No Valve VR Updates At GDC But News Coming ‘In The Not Too Distant Future’

Valve Corporation employees are delivering updates during a presentation today at GDC about Steam features. The talk focuses on how new features and services in Valve’s Steam storefront got more people using it over the years. VR is one of the features listed in the presentation as building on-ramps to more growth on Steam.

That is the only mention of VR in the presentation.

Valve representative Doug Lombardi confirmed to me there would be no VR updates at GDC from Valve but that it remains an area of interest and investment for the company.

“We still see VR as being really important, we still see a lot of people adopting it,” Lombardi said. “In the short term, or the not too distant future, we are going to be talking more about…what’s happening on Steam with VR past, present and future, but it just won’t be happening here at the show.”

Late last year photos leaked showing what appeared to be a Valve-made head-mounted display. We heard from sources Valve could be targeting early this year for broader availability of the system with Knuckles controllers and perhaps a Half-Life VR game. In December, Valve started shipping fresh developer kits for its several-years-in-the-making hand controllers. Last month, Valve laid off 13 people including some working in VR — a prepared statement said it “does not represent any major changes at the company.”

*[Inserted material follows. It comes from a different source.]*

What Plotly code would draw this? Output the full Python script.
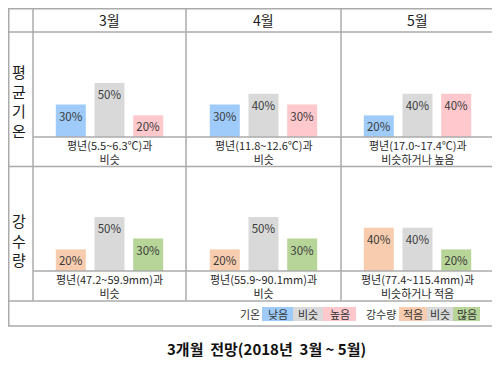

The reveal of Rift S from Facebook means after three years of work the company committed to shipping a follow-up system to its first PC VR headset. Valve partner HTC is developing a range of headsets but none of them appear to use Valve’s SteamVR Tracking technology that was so critical to the appeal of the original Vive.

With certain compromises apparent in the design of the Rift S — it is heavier than the original, for example — we are extremely curious to see what choices Valve made in developing newer versions of its VR technology.

It sounds like we should get those updates soonish.